-- START Information supplied --

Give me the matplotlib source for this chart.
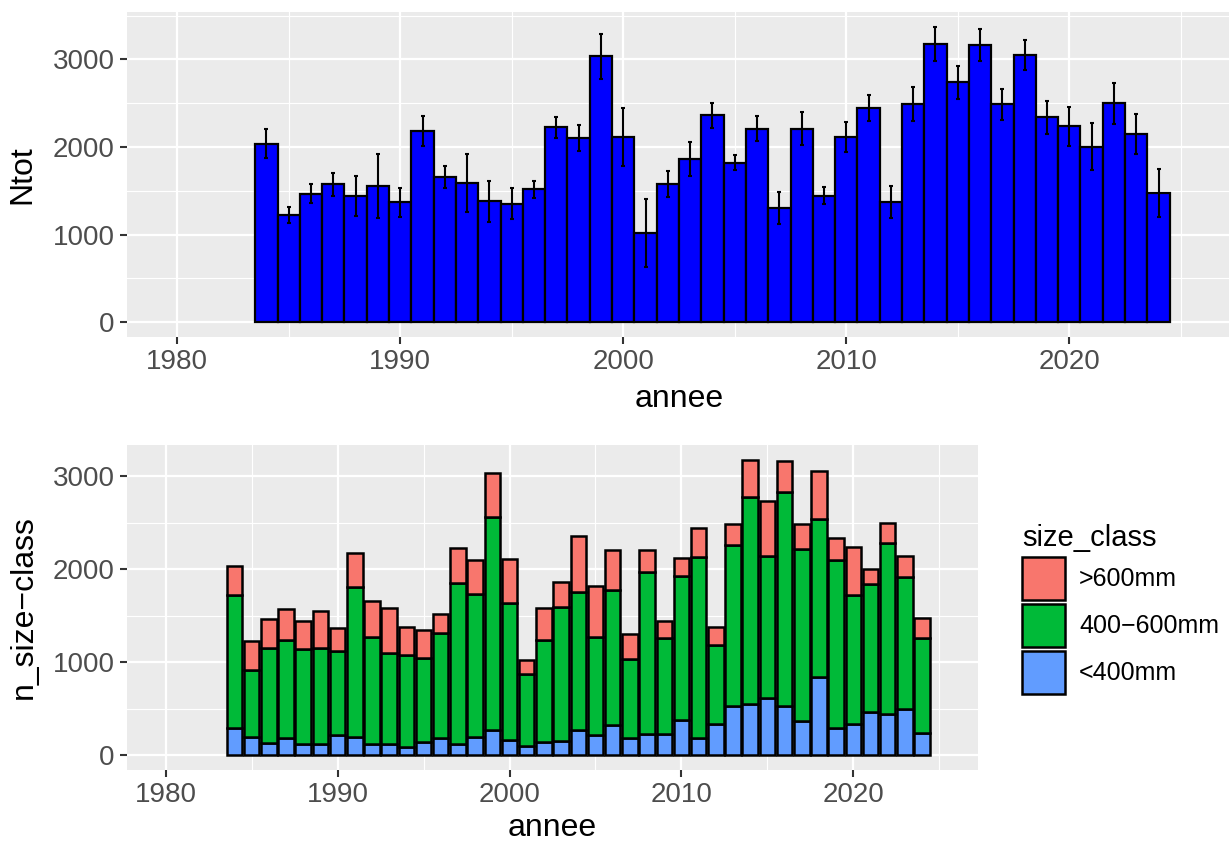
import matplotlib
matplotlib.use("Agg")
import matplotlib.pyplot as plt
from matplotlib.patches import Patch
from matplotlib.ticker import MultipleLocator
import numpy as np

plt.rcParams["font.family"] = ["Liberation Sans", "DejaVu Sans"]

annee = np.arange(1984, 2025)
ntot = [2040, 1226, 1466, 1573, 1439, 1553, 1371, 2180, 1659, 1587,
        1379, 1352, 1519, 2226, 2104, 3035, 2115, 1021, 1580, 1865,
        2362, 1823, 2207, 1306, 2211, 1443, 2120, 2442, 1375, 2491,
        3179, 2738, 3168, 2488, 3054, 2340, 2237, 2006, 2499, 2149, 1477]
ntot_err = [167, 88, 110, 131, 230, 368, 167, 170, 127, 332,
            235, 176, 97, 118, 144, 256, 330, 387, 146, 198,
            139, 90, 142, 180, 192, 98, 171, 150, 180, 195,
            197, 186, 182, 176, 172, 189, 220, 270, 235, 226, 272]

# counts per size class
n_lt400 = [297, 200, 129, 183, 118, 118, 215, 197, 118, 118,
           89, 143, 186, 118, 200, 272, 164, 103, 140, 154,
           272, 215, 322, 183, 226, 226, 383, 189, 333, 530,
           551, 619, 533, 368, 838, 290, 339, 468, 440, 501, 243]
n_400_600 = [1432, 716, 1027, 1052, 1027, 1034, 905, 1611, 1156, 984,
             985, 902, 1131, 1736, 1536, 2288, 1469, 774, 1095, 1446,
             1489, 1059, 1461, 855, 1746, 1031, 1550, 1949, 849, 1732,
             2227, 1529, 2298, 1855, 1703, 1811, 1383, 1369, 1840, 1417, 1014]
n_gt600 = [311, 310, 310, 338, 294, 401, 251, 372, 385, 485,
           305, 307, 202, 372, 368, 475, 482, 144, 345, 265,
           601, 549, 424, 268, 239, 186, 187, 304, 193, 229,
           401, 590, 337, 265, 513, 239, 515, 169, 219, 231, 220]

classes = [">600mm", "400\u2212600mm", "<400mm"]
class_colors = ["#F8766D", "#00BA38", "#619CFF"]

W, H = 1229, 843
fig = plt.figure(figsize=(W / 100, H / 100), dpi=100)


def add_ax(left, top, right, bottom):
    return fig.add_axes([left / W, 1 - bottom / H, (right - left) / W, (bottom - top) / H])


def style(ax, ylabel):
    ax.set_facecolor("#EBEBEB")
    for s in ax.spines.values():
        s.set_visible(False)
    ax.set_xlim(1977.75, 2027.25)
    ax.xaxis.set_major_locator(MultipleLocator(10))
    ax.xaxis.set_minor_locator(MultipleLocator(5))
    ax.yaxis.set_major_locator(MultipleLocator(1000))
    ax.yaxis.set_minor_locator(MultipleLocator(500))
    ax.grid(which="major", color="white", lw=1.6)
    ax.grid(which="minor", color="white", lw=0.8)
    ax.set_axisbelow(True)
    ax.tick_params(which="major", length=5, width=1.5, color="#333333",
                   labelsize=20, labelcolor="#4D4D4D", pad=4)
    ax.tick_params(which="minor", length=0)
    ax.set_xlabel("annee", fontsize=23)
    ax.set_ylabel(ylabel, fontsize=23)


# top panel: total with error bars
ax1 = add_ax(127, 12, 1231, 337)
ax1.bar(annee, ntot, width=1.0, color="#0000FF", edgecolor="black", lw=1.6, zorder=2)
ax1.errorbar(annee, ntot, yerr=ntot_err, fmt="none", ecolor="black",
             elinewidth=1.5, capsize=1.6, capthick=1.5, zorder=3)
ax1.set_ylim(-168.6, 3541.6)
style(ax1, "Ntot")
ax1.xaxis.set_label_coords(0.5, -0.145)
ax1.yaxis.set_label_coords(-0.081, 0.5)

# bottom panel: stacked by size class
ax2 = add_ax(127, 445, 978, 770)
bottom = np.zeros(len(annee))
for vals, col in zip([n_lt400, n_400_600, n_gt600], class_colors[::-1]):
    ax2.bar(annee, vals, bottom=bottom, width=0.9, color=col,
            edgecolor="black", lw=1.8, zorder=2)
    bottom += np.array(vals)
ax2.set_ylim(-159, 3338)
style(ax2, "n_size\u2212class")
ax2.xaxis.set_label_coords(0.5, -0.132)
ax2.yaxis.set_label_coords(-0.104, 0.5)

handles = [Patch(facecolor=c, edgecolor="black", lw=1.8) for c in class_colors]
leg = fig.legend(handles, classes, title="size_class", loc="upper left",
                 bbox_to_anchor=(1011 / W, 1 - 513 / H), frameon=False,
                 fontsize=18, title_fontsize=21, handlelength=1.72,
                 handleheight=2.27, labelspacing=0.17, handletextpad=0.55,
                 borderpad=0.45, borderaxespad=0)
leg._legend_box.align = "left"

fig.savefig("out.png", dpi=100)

-- END Information supplied --

* **Do this**:
Quote the material exactly. Pictures stay out.

* **Output for this exercise**:
Give me the matplotlib source for this chart.
import matplotlib
matplotlib.use("Agg")
import matplotlib.pyplot as plt
from matplotlib.patches import Patch
from matplotlib.ticker import MultipleLocator
import numpy as np

plt.rcParams["font.family"] = ["Liberation Sans", "DejaVu Sans"]

annee = np.arange(1984, 2025)
ntot = [2040, 1226, 1466, 1573, 1439, 1553, 1371, 2180, 1659, 1587,
        1379, 1352, 1519, 2226, 2104, 3035, 2115, 1021, 1580, 1865,
        2362, 1823, 2207, 1306, 2211, 1443, 2120, 2442, 1375, 2491,
        3179, 2738, 3168, 2488, 3054, 2340, 2237, 2006, 2499, 2149, 1477]
ntot_err = [167, 88, 110, 131, 230, 368, 167, 170, 127, 332,
            235, 176, 97, 118, 144, 256, 330, 387, 146, 198,
            139, 90, 142, 180, 192, 98, 171, 150, 180, 195,
            197, 186, 182, 176, 172, 189, 220, 270, 235, 226, 272]

# counts per size class
n_lt400 = [297, 200, 129, 183, 118, 118, 215, 197, 118, 118,
           89, 143, 186, 118, 200, 272, 164, 103, 140, 154,
           272, 215, 322, 183, 226, 226, 383, 189, 333, 530,
           551, 619, 533, 368, 838, 290, 339, 468, 440, 501, 243]
n_400_600 = [1432, 716, 1027, 1052, 1027, 1034, 905, 1611, 1156, 984,
             985, 902, 1131, 1736, 1536, 2288, 1469, 774, 1095, 1446,
             1489, 1059, 1461, 855, 1746, 1031, 1550, 1949, 849, 1732,
             2227, 1529, 2298, 1855, 1703, 1811, 1383, 1369, 1840, 1417, 1014]
n_gt600 = [311, 310, 310, 338, 294, 401, 251, 372, 385, 485,
           305, 307, 202, 372, 368, 475, 482, 144, 345, 265,
           601, 549, 424, 268, 239, 186, 187, 304, 193, 229,
           401, 590, 337, 265, 513, 239, 515, 169, 219, 231, 220]

classes = [">600mm", "400\u2212600mm", "<400mm"]
class_colors = ["#F8766D", "#00BA38", "#619CFF"]

W, H = 1229, 843
fig = plt.figure(figsize=(W / 100, H / 100), dpi=100)


def add_ax(left, top, right, bottom):
    return fig.add_axes([left / W, 1 - bottom / H, (right - left) / W, (bottom - top) / H])


def style(ax, ylabel):
    ax.set_facecolor("#EBEBEB")
    for s in ax.spines.values():
        s.set_visible(False)
    ax.set_xlim(1977.75, 2027.25)
    ax.xaxis.set_major_locator(MultipleLocator(10))
    ax.xaxis.set_minor_locator(MultipleLocator(5))
    ax.yaxis.set_major_locator(MultipleLocator(1000))
    ax.yaxis.set_minor_locator(MultipleLocator(500))
    ax.grid(which="major", color="white", lw=1.6)
    ax.grid(which="minor", color="white", lw=0.8)
    ax.set_axisbelow(True)
    ax.tick_params(which="major", length=5, width=1.5, color="#333333",
                   labelsize=20, labelcolor="#4D4D4D", pad=4)
    ax.tick_params(which="minor", length=0)
    ax.set_xlabel("annee", fontsize=23)
    ax.set_ylabel(ylabel, fontsize=23)


# top panel: total with error bars
ax1 = add_ax(127, 12, 1231, 337)
ax1.bar(annee, ntot, width=1.0, color="#0000FF", edgecolor="black", lw=1.6, zorder=2)
ax1.errorbar(annee, ntot, yerr=ntot_err, fmt="none", ecolor="black",
             elinewidth=1.5, capsize=1.6, capthick=1.5, zorder=3)
ax1.set_ylim(-168.6, 3541.6)
style(ax1, "Ntot")
ax1.xaxis.set_label_coords(0.5, -0.145)
ax1.yaxis.set_label_coords(-0.081, 0.5)

# bottom panel: stacked by size class
ax2 = add_ax(127, 445, 978, 770)
bottom = np.zeros(len(annee))
for vals, col in zip([n_lt400, n_400_600, n_gt600], class_colors[::-1]):
    ax2.bar(annee, vals, bottom=bottom, width=0.9, color=col,
            edgecolor="black", lw=1.8, zorder=2)
    bottom += np.array(vals)
ax2.set_ylim(-159, 3338)
style(ax2, "n_size\u2212class")
ax2.xaxis.set_label_coords(0.5, -0.132)
ax2.yaxis.set_label_coords(-0.104, 0.5)

handles = [Patch(facecolor=c, edgecolor="black", lw=1.8) for c in class_colors]
leg = fig.legend(handles, classes, title="size_class", loc="upper left",
                 bbox_to_anchor=(1011 / W, 1 - 513 / H), frameon=False,
                 fontsize=18, title_fontsize=21, handlelength=1.72,
                 handleheight=2.27, labelspacing=0.17, handletextpad=0.55,
                 borderpad=0.45, borderaxespad=0)
leg._legend_box.align = "left"

fig.savefig("out.png", dpi=100)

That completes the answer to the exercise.